- _Stated goal_: The material below holds pictures; leave them out and reproduce exactly the lines from the one with "Write a Python" through the one with "fig = plt.figure(figsize=(W", inclusive.

(Source records)
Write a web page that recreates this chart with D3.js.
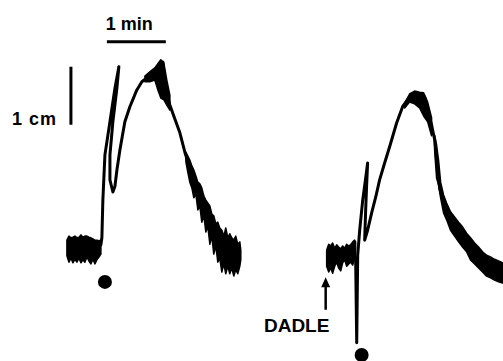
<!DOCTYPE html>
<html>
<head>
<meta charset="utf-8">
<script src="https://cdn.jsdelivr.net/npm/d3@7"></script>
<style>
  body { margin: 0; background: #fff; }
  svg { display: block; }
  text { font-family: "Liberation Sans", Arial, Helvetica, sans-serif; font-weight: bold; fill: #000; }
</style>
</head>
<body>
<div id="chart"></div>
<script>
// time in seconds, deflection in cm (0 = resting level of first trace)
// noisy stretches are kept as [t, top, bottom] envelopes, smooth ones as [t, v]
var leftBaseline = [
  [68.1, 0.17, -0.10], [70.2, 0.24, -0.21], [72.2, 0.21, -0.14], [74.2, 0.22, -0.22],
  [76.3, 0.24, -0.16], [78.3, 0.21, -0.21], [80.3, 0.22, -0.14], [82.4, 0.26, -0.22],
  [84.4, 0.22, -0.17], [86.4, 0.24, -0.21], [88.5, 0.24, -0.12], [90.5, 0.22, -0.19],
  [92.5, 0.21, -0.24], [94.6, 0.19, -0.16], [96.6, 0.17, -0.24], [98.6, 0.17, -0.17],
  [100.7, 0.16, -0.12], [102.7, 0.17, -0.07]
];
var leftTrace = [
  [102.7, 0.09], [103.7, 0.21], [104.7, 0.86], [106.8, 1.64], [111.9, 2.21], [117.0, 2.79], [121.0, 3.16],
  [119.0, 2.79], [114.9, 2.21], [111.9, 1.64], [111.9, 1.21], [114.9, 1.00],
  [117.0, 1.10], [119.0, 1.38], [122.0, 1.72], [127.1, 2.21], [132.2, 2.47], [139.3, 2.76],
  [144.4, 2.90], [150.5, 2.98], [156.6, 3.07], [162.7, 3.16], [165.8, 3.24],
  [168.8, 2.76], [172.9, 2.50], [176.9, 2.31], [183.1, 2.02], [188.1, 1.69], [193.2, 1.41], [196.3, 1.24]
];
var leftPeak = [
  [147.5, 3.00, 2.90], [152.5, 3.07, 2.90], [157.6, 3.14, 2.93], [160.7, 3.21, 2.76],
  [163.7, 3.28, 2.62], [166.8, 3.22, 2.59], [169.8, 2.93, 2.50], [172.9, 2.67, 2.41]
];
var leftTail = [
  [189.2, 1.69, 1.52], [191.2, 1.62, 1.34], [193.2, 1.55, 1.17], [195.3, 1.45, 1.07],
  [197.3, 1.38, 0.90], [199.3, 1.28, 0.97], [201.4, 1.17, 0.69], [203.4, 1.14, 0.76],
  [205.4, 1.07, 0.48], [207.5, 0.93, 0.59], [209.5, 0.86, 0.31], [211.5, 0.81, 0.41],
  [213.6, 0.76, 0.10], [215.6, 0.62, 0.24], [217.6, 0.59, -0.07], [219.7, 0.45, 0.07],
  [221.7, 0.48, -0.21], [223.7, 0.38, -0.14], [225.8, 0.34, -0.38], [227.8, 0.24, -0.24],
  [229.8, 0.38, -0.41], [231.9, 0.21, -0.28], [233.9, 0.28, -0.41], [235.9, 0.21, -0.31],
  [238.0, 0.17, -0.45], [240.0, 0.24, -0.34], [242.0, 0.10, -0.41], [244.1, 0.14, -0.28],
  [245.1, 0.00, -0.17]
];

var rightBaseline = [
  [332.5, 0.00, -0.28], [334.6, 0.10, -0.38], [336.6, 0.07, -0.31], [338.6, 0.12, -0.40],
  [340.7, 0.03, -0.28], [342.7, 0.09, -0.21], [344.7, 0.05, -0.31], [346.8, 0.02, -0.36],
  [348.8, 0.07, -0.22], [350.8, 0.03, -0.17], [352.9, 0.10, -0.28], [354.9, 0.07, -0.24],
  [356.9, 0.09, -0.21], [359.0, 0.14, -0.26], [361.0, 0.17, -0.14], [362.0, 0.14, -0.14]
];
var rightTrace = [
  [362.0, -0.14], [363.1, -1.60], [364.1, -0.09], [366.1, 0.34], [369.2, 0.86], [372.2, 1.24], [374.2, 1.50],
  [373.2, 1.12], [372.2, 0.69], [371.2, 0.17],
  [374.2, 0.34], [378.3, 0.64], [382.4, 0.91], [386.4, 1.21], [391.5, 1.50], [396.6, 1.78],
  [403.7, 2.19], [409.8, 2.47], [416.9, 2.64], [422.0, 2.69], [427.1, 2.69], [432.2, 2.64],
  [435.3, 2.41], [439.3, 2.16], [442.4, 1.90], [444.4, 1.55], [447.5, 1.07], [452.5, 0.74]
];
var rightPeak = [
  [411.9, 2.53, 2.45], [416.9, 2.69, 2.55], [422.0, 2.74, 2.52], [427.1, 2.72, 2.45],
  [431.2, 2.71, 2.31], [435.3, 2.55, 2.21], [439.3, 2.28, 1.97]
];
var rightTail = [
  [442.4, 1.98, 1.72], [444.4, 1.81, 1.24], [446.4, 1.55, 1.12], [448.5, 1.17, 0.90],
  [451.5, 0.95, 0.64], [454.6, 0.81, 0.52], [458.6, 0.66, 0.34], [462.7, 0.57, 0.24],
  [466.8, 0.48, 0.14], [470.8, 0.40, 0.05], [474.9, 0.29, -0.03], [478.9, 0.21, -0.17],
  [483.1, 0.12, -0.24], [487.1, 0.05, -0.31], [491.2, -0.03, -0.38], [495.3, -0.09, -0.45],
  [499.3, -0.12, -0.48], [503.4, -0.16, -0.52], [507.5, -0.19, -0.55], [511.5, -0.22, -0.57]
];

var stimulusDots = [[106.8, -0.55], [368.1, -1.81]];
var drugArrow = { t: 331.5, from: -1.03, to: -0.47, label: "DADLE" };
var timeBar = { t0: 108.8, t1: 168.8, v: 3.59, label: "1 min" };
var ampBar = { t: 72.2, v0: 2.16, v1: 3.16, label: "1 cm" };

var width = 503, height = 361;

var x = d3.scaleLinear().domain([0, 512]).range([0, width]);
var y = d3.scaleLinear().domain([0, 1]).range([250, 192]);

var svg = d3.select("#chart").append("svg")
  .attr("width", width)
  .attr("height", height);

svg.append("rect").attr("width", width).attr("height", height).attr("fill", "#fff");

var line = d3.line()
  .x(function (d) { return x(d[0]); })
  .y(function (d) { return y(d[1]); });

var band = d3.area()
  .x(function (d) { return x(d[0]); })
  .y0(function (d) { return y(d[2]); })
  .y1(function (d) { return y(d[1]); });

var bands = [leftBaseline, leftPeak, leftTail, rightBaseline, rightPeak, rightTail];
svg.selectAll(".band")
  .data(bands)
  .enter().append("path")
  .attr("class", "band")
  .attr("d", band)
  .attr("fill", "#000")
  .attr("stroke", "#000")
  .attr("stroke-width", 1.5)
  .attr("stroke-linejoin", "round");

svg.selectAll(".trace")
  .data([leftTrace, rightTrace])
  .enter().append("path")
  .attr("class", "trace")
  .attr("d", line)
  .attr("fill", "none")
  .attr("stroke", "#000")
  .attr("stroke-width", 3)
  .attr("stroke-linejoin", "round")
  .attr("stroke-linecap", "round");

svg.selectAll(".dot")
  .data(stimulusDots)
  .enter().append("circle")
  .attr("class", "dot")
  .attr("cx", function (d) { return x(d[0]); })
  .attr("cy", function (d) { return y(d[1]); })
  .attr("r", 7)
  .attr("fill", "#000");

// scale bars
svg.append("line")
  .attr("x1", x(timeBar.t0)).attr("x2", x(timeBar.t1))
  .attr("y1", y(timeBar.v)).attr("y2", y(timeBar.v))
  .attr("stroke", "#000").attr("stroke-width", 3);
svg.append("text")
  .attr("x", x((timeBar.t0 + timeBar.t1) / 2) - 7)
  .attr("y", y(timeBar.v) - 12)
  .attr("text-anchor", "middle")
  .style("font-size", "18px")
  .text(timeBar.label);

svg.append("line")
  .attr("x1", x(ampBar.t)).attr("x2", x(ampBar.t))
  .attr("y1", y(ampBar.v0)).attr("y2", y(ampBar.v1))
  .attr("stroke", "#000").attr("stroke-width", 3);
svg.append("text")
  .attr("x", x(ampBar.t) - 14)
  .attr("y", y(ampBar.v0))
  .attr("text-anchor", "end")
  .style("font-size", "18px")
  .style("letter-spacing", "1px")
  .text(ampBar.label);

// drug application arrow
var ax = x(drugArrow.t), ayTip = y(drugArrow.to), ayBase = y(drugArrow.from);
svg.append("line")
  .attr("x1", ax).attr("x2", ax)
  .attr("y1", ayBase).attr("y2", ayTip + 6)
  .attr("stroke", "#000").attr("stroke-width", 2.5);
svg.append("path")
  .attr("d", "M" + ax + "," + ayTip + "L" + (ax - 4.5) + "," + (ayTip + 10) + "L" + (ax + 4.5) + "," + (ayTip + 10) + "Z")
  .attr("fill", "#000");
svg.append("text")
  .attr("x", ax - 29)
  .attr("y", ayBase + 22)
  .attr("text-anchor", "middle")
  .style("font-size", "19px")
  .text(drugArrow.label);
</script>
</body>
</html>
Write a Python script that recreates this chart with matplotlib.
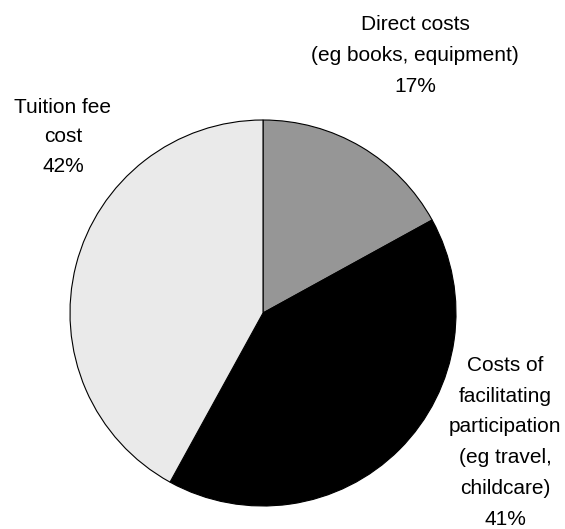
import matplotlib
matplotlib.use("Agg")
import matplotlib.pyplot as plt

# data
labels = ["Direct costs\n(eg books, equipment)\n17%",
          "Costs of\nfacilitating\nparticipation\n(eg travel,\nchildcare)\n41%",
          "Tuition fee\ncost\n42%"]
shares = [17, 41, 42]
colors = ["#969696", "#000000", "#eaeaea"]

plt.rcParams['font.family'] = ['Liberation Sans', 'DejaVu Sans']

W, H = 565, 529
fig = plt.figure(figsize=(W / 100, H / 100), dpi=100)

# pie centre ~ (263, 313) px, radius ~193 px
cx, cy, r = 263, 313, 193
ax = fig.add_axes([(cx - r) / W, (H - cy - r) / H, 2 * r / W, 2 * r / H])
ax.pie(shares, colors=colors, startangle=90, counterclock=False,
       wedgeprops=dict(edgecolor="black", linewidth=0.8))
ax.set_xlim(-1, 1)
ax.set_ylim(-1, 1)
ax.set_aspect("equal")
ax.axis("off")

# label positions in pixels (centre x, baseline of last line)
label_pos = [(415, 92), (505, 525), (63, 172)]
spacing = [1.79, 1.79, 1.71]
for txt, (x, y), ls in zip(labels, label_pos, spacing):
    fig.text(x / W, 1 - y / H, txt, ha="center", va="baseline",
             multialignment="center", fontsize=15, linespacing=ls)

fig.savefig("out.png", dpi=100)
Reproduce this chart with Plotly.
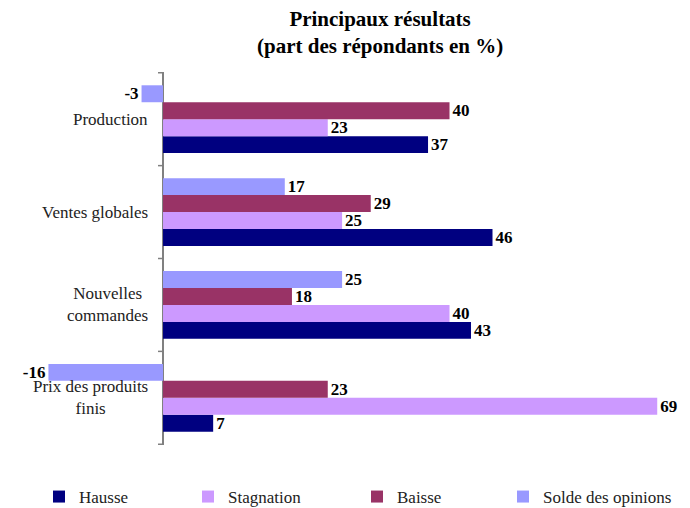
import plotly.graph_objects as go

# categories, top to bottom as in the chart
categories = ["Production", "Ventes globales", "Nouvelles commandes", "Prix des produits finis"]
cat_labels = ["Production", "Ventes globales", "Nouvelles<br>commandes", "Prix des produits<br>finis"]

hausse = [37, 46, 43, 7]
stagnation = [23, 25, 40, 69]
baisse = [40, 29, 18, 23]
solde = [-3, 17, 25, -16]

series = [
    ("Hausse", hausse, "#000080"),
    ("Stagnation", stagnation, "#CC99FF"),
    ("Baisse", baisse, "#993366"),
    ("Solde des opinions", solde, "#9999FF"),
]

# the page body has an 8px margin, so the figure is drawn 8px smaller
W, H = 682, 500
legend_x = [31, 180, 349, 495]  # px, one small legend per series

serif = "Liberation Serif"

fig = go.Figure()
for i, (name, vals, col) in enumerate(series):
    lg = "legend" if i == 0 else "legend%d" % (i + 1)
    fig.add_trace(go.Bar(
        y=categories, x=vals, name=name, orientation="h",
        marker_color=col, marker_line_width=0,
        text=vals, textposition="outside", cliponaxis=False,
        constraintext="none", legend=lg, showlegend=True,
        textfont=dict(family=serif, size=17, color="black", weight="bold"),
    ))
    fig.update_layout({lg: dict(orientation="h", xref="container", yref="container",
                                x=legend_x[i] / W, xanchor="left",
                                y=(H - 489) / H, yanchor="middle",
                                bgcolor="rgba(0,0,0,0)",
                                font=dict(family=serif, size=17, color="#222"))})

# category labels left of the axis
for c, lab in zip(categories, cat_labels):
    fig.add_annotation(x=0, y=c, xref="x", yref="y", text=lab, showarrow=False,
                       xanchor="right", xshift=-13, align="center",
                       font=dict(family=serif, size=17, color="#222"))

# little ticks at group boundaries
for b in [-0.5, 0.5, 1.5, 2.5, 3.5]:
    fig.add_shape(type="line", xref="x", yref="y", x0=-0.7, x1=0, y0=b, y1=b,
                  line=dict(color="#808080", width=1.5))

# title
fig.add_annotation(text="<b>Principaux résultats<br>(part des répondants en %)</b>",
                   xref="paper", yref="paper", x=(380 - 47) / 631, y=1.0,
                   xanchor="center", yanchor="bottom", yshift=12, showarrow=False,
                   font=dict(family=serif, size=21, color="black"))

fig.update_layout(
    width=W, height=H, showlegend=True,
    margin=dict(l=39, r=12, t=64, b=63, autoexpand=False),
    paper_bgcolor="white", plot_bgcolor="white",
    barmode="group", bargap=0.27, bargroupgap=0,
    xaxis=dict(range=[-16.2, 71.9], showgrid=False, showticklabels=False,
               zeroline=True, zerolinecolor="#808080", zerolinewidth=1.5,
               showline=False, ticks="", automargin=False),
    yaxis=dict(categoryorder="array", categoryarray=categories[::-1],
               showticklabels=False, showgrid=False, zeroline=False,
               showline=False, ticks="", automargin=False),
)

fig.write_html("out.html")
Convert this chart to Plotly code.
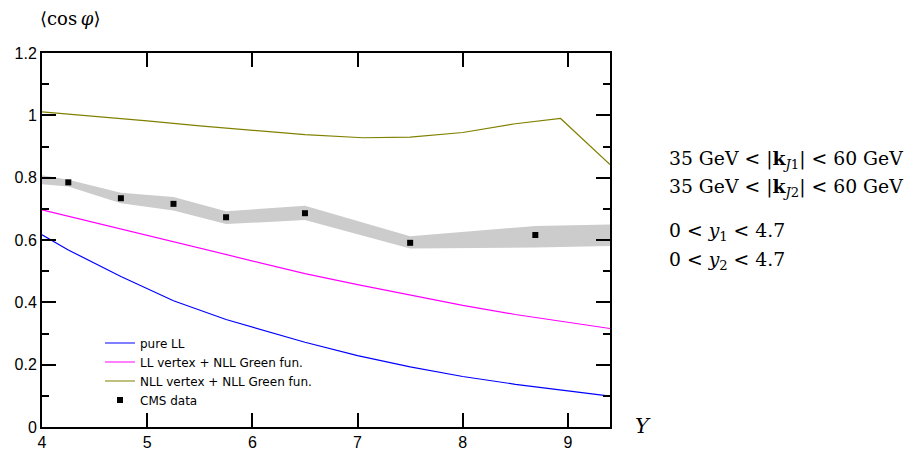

- _Written answer_:
Write a Python script that recreates this chart with matplotlib.
import matplotlib
matplotlib.use("Agg")
import matplotlib.pyplot as plt

# data
labels = ["Direct costs\n(eg books, equipment)\n17%",
          "Costs of\nfacilitating\nparticipation\n(eg travel,\nchildcare)\n41%",
          "Tuition fee\ncost\n42%"]
shares = [17, 41, 42]
colors = ["#969696", "#000000", "#eaeaea"]

plt.rcParams['font.family'] = ['Liberation Sans', 'DejaVu Sans']

W, H = 565, 529
fig = plt.figure(figsize=(W / 100, H / 100), dpi=100)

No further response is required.